## Data section

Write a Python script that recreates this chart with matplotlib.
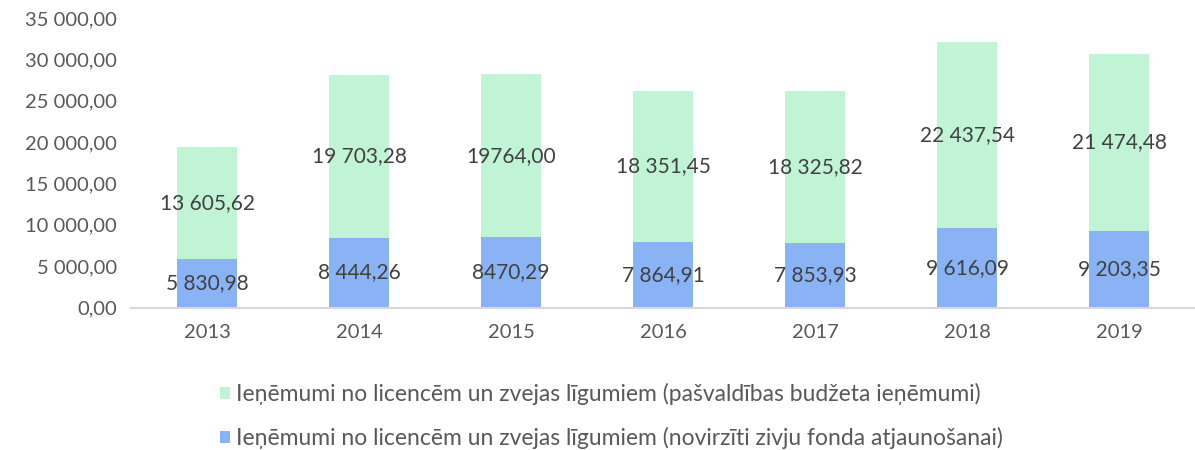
import matplotlib
matplotlib.use("Agg")
import matplotlib.pyplot as plt
from matplotlib.ticker import FuncFormatter

plt.rcParams['font.family'] = ['Lato', 'DejaVu Sans']

years = ['2013', '2014', '2015', '2016', '2017', '2018', '2019']
fund = [5830.98, 8444.26, 8470.29, 7864.91, 7853.93, 9616.09, 9203.35]
budget = [13605.62, 19703.28, 19764.00, 18351.45, 18325.82, 22437.54, 21474.48]
# 2015 labels were written without a thousands separator
grouped = [True, True, False, True, True, True, True]

label_budget = 'Ieņēmumi no licencēm un zvejas līgumiem (pašvaldības budžeta ieņēmumi)'
label_fund = 'Ieņēmumi no licencēm un zvejas līgumiem (novirzīti zivju fonda atjaunošanai)'

green = '#C1F4D4'
blue = '#8AB3F6'


def lv_num(v, sep=True):
    s = f"{v:,.2f}"
    s = s.replace(',', ' ' if sep else '').replace('.', ',')
    return s


fig = plt.figure(figsize=(11.95, 4.5), dpi=100)
ax = fig.add_axes([131 / 1195, 142.5 / 450, 1 - 131 / 1195, 289.5 / 450])

x = range(len(years))
b1 = ax.bar(x, fund, width=0.4, color=blue, label=label_fund)
b2 = ax.bar(x, budget, width=0.4, bottom=fund, color=green, label=label_budget)

for i in x:
    ax.text(i, fund[i] / 2, lv_num(fund[i], grouped[i]), ha='center', va='center',
            fontsize=15, color='#404040')
    ax.text(i, fund[i] + budget[i] / 2, lv_num(budget[i], grouped[i]), ha='center',
            va='center', fontsize=15, color='#404040')

ax.set_xlim(-0.5, 6.5)
ax.set_ylim(0, 35000)
ax.set_yticks(range(0, 35001, 5000))
ax.yaxis.set_major_formatter(FuncFormatter(lambda v, p: lv_num(v)))
ax.set_xticks(list(x))
ax.set_xticklabels(years)
ax.tick_params(length=0, labelsize=14.5, colors='#595959')
ax.tick_params(axis='y', pad=10)
ax.tick_params(axis='x', pad=12)

for s in ['top', 'right', 'left']:
    ax.spines[s].set_visible(False)
ax.spines['bottom'].set_color('#D9D9D9')
ax.spines['bottom'].set_linewidth(1.5)

leg = fig.legend([b2, b1], [label_budget, label_fund], loc='upper left',
                 bbox_to_anchor=(220 / 1195, 1 - 383 / 450), frameon=False,
                 fontsize=16.5, handlelength=0.45, handleheight=0.45,
                 handletextpad=0.25, labelspacing=0.95, borderpad=0, borderaxespad=0)
for t in leg.get_texts():
    t.set_color('#595959')

fig.savefig('out.png', dpi=100)
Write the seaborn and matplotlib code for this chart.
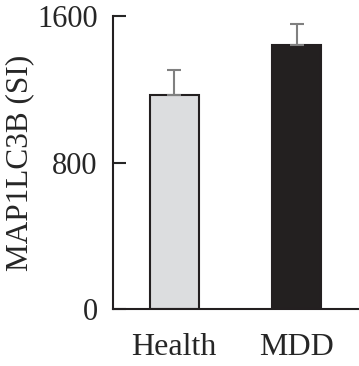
import numpy as np
import pandas as pd
import seaborn as sns
import matplotlib.pyplot as plt

# values
groups = ['Health', 'MDD']
means = [1168, 1442]
errors = [135, 116]
bar_colors = ['#dcdddf', '#231f20']

sns.set_style('white')
plt.rcParams['font.family'] = ['Liberation Serif', 'DejaVu Serif']

df = pd.DataFrame({'group': groups, 'value': means})

fig = plt.figure(figsize=(3.59, 3.66), dpi=100)
ax = fig.add_axes([0.315, 0.156, 0.682, 0.80])

sns.barplot(data=df, x='group', y='value', hue='group', palette=bar_colors,
            width=0.4, edgecolor='#231f20', linewidth=1.5, legend=False, ax=ax)

# upper error bars only
x = np.arange(len(groups))
ax.errorbar(x, means, yerr=[np.zeros(len(errors)), errors], fmt='none',
            ecolor='#808080', elinewidth=1.5, capsize=5, capthick=1.5, zorder=1)

ax.set_xlim(-0.5, 1.5)
ax.set_ylim(0, 1600)
ax.set_yticks([0, 800, 1600])
ax.set_xlabel('')
ax.set_ylabel('MAP1LC3B (SI)', fontsize=22.5)
ax.yaxis.label.set_va('center')
ax.yaxis.set_label_coords(-0.38, 0.5)
ax.tick_params(axis='y', direction='in', length=9, width=1.5, labelsize=22, left=True, pad=11)
ax.tick_params(axis='x', length=0, labelsize=23, pad=17)

sns.despine(ax=ax)
for side in ['left', 'bottom']:
    ax.spines[side].set_linewidth(1.5)
    ax.spines[side].set_color('#231f20')

fig.savefig('out.png', dpi=100)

## Exercise instructions
Repeat the data exactly, dropping every picture it holds.

## Full output
Write a Python script that recreates this chart with matplotlib.
import matplotlib
matplotlib.use("Agg")
import matplotlib.pyplot as plt
from matplotlib.ticker import FuncFormatter

plt.rcParams['font.family'] = ['Lato', 'DejaVu Sans']

years = ['2013', '2014', '2015', '2016', '2017', '2018', '2019']
fund = [5830.98, 8444.26, 8470.29, 7864.91, 7853.93, 9616.09, 9203.35]
budget = [13605.62, 19703.28, 19764.00, 18351.45, 18325.82, 22437.54, 21474.48]
# 2015 labels were written without a thousands separator
grouped = [True, True, False, True, True, True, True]

label_budget = 'Ieņēmumi no licencēm un zvejas līgumiem (pašvaldības budžeta ieņēmumi)'
label_fund = 'Ieņēmumi no licencēm un zvejas līgumiem (novirzīti zivju fonda atjaunošanai)'

green = '#C1F4D4'
blue = '#8AB3F6'


def lv_num(v, sep=True):
    s = f"{v:,.2f}"
    s = s.replace(',', ' ' if sep else '').replace('.', ',')
    return s


fig = plt.figure(figsize=(11.95, 4.5), dpi=100)
ax = fig.add_axes([131 / 1195, 142.5 / 450, 1 - 131 / 1195, 289.5 / 450])

x = range(len(years))
b1 = ax.bar(x, fund, width=0.4, color=blue, label=label_fund)
b2 = ax.bar(x, budget, width=0.4, bottom=fund, color=green, label=label_budget)

for i in x:
    ax.text(i, fund[i] / 2, lv_num(fund[i], grouped[i]), ha='center', va='center',
            fontsize=15, color='#404040')
    ax.text(i, fund[i] + budget[i] / 2, lv_num(budget[i], grouped[i]), ha='center',
            va='center', fontsize=15, color='#404040')

ax.set_xlim(-0.5, 6.5)
ax.set_ylim(0, 35000)
ax.set_yticks(range(0, 35001, 5000))
ax.yaxis.set_major_formatter(FuncFormatter(lambda v, p: lv_num(v)))
ax.set_xticks(list(x))
ax.set_xticklabels(years)
ax.tick_params(length=0, labelsize=14.5, colors='#595959')
ax.tick_params(axis='y', pad=10)
ax.tick_params(axis='x', pad=12)

for s in ['top', 'right', 'left']:
    ax.spines[s].set_visible(False)
ax.spines['bottom'].set_color('#D9D9D9')
ax.spines['bottom'].set_linewidth(1.5)

leg = fig.legend([b2, b1], [label_budget, label_fund], loc='upper left',
                 bbox_to_anchor=(220 / 1195, 1 - 383 / 450), frameon=False,
                 fontsize=16.5, handlelength=0.45, handleheight=0.45,
                 handletextpad=0.25, labelspacing=0.95, borderpad=0, borderaxespad=0)
for t in leg.get_texts():
    t.set_color('#595959')

fig.savefig('out.png', dpi=100)
Write the seaborn and matplotlib code for this chart.
import numpy as np
import pandas as pd
import seaborn as sns
import matplotlib.pyplot as plt

# values
groups = ['Health', 'MDD']
means = [1168, 1442]
errors = [135, 116]
bar_colors = ['#dcdddf', '#231f20']

sns.set_style('white')
plt.rcParams['font.family'] = ['Liberation Serif', 'DejaVu Serif']

df = pd.DataFrame({'group': groups, 'value': means})

fig = plt.figure(figsize=(3.59, 3.66), dpi=100)
ax = fig.add_axes([0.315, 0.156, 0.682, 0.80])

sns.barplot(data=df, x='group', y='value', hue='group', palette=bar_colors,
            width=0.4, edgecolor='#231f20', linewidth=1.5, legend=False, ax=ax)

# upper error bars only
x = np.arange(len(groups))
ax.errorbar(x, means, yerr=[np.zeros(len(errors)), errors], fmt='none',
            ecolor='#808080', elinewidth=1.5, capsize=5, capthick=1.5, zorder=1)

ax.set_xlim(-0.5, 1.5)
ax.set_ylim(0, 1600)
ax.set_yticks([0, 800, 1600])
ax.set_xlabel('')
ax.set_ylabel('MAP1LC3B (SI)', fontsize=22.5)
ax.yaxis.label.set_va('center')
ax.yaxis.set_label_coords(-0.38, 0.5)
ax.tick_params(axis='y', direction='in', length=9, width=1.5, labelsize=22, left=True, pad=11)
ax.tick_params(axis='x', length=0, labelsize=23, pad=17)

sns.despine(ax=ax)
for side in ['left', 'bottom']:
    ax.spines[side].set_linewidth(1.5)
    ax.spines[side].set_color('#231f20')

fig.savefig('out.png', dpi=100)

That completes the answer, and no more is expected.